Vancouver’s water system, which serves more than 230,000 people, is supplied entirely by underground aquifers, according to the city’s public works department. The same goes for Clark Public Utilities, which provides water to about 30,000 customers in the county. Many other residents use their own wells.
Portland, by contrast, uses above-ground water sources, sent through a system that includes several uncovered reservoirs in the city. That leaves its water supply more susceptible to outside contaminants, including human or animal waste.
Officials announced a boil-water notice for all of Portland on Friday after multiple samples tested positive for E. coli. Another contamination occurred in 2012, though that year’s advisory affected a smaller number of people.
Vancouver hasn’t issued a boil-water order in recent memory, though the city does have a plan in place to get word out quickly in the event of a contamination, officials have said.
Meanwhile, by 4:30 p.m. Friday, Vancouver’s Grand Central Fred Meyer was left with a row of almost empty shelves in the store’s bottled water display.
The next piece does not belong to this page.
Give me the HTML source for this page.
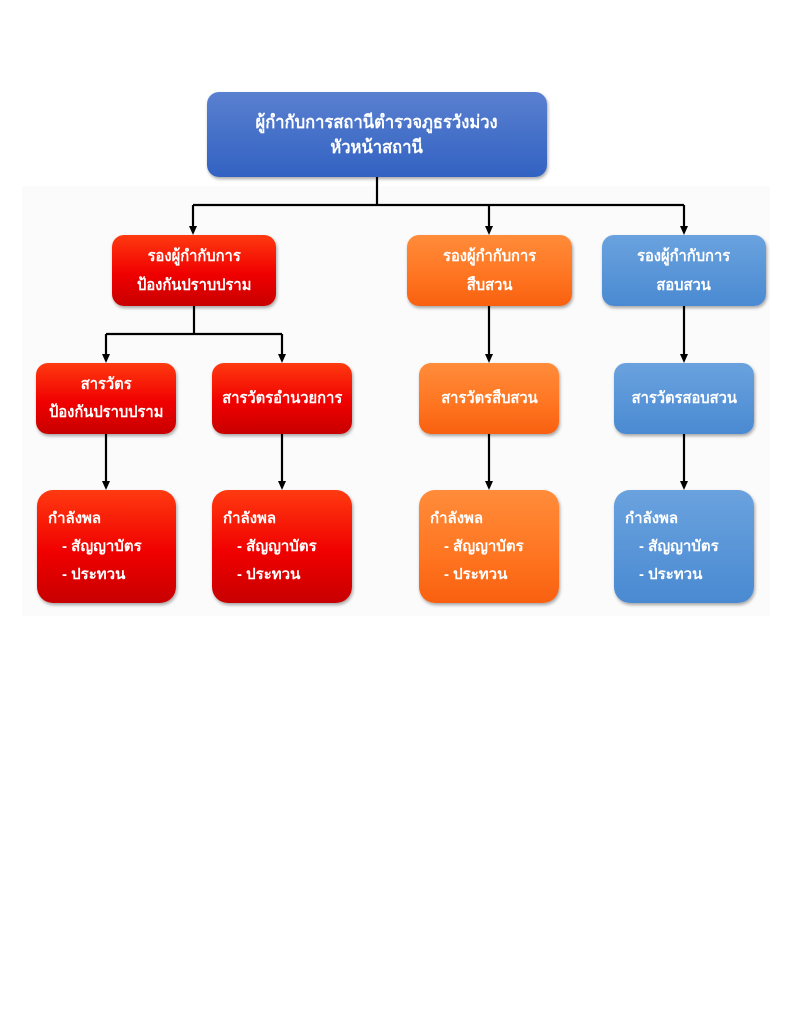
<!DOCTYPE html>
<html><head><meta charset="utf-8">
<style>
html,body{margin:0;padding:0;background:#fff;}
body{width:791px;height:1024px;position:relative;overflow:hidden;font-family:"Liberation Sans","DejaVu Sans",sans-serif;}
.band{position:absolute;left:22px;top:186px;width:748px;height:430px;background:#fbfbfb;}
.b{position:absolute;box-sizing:border-box;border-radius:12px;color:#fff;font-weight:bold;display:flex;flex-direction:column;justify-content:center;align-items:center;text-align:center;box-shadow:1px 2px 3px rgba(0,0,0,0.35);font-size:16px;line-height:29px;}
.b div{transform:scaleX(0.92);}
.top{background:linear-gradient(#5a80d0,#3262c2);font-size:18px;line-height:25px;}
.red{background:linear-gradient(#ff3a10,#f00000 55%,#c80000);}
.org{background:linear-gradient(#ff8c3a,#ff7420 60%,#f86010);}
.blu{background:linear-gradient(#6aa2de,#4a8ad2);}
.l4{align-items:flex-start;text-align:left;padding-left:11px;border-radius:16px;line-height:28px;font-size:15px;}
.l4 span{padding-left:14px;}
svg{position:absolute;left:0;top:0;}
</style></head><body>
<div class="band"></div>
<svg width="791" height="1024">
<g stroke="#000" stroke-width="2.2" fill="none">
<path d="M377,177 V205 M193,205 H684"/>
<path d="M193,205 V228 M489,205 V228 M684,205 V228"/>
<path d="M194,306 V334 M106,334 H282"/>
<path d="M106,334 V356 M282,334 V356 M489,306 V356 M684,306 V356"/>
<path d="M106,434 V483 M282,434 V483 M489,434 V483 M684,434 V483"/>
</g>
<g fill="#000">
<polygon points="189,226 197,226 193,235"/>
<polygon points="485,226 493,226 489,235"/>
<polygon points="680,226 688,226 684,235"/>
<polygon points="102,354 110,354 106,363"/>
<polygon points="278,354 286,354 282,363"/>
<polygon points="485,354 493,354 489,363"/>
<polygon points="680,354 688,354 684,363"/>
<polygon points="102,481 110,481 106,490"/>
<polygon points="278,481 286,481 282,490"/>
<polygon points="485,481 493,481 489,490"/>
<polygon points="680,481 688,481 684,490"/>
</g></svg>
<div class="b top" style="left:207px;top:92px;width:340px;height:85px;"><div>ผู้กำกับการสถานีตำรวจภูธรวังม่วง<br>หัวหน้าสถานี</div></div>
<div class="b red" style="left:112px;top:235px;width:164px;height:71px;"><div>รองผู้กำกับการ<br>ป้องกันปราบปราม</div></div>
<div class="b org" style="left:407px;top:235px;width:165px;height:71px;"><div>รองผู้กำกับการ<br>สืบสวน</div></div>
<div class="b blu" style="left:602px;top:235px;width:164px;height:71px;"><div>รองผู้กำกับการ<br>สอบสวน</div></div>
<div class="b red" style="left:36px;top:363px;width:140px;height:71px;line-height:28px;"><div>สารวัตร<br>ป้องกันปราบปราม</div></div>
<div class="b red" style="left:212px;top:363px;width:140px;height:71px;"><div>สารวัตรอำนวยการ</div></div>
<div class="b org" style="left:419px;top:363px;width:140px;height:71px;"><div>สารวัตรสืบสวน</div></div>
<div class="b blu" style="left:614px;top:363px;width:140px;height:71px;"><div>สารวัตรสอบสวน</div></div>
<div class="b red l4" style="left:37px;top:490px;width:139px;height:113px;">กำลังพล<span>- สัญญาบัตร</span><span>- ประทวน</span></div>
<div class="b red l4" style="left:212px;top:490px;width:140px;height:113px;">กำลังพล<span>- สัญญาบัตร</span><span>- ประทวน</span></div>
<div class="b org l4" style="left:419px;top:490px;width:140px;height:113px;">กำลังพล<span>- สัญญาบัตร</span><span>- ประทวน</span></div>
<div class="b blu l4" style="left:614px;top:490px;width:140px;height:113px;">กำลังพล<span>- สัญญาบัตร</span><span>- ประทวน</span></div>
</body></html>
Portland resident Armon Perryman pulled up to a checkstand at about that time with one dozen cases of Fred Meyer-brand bottled water, explaining that he’d only heard about the boil-water notice at 2:30 p.m. when he got off work at Precision Castparts.
He began his search for water in Portland, where stores had already run out of H2O, Perryman said.
“I went to Wal-Mart, Kmart, the dollar store and WinCo,” before heading north to Vancouver, he said.
The water he was buying would be used for drinking and cooking. He might give some to a friend, said Perryman, who spent $30 on the water, which was selling for $2.50 per case.
The store’s food manager Ryan Malen said Portland’s water issues had been generating a high volume of customer traffic all day to the store off state Highway 14 at Grand and Columbia House boulevards.
“We have people coming all the way from Gresham and Southeast Portland,” he said.
Malen said store employees had continued to bring its back-stocked bottled water out to the sales floor all day. He expected the store would run out some time Friday evening, and said he wasn’t sure when a new shipment would arrive.
“The priority is Portland,” he said. “We’re just selling what we had left over.”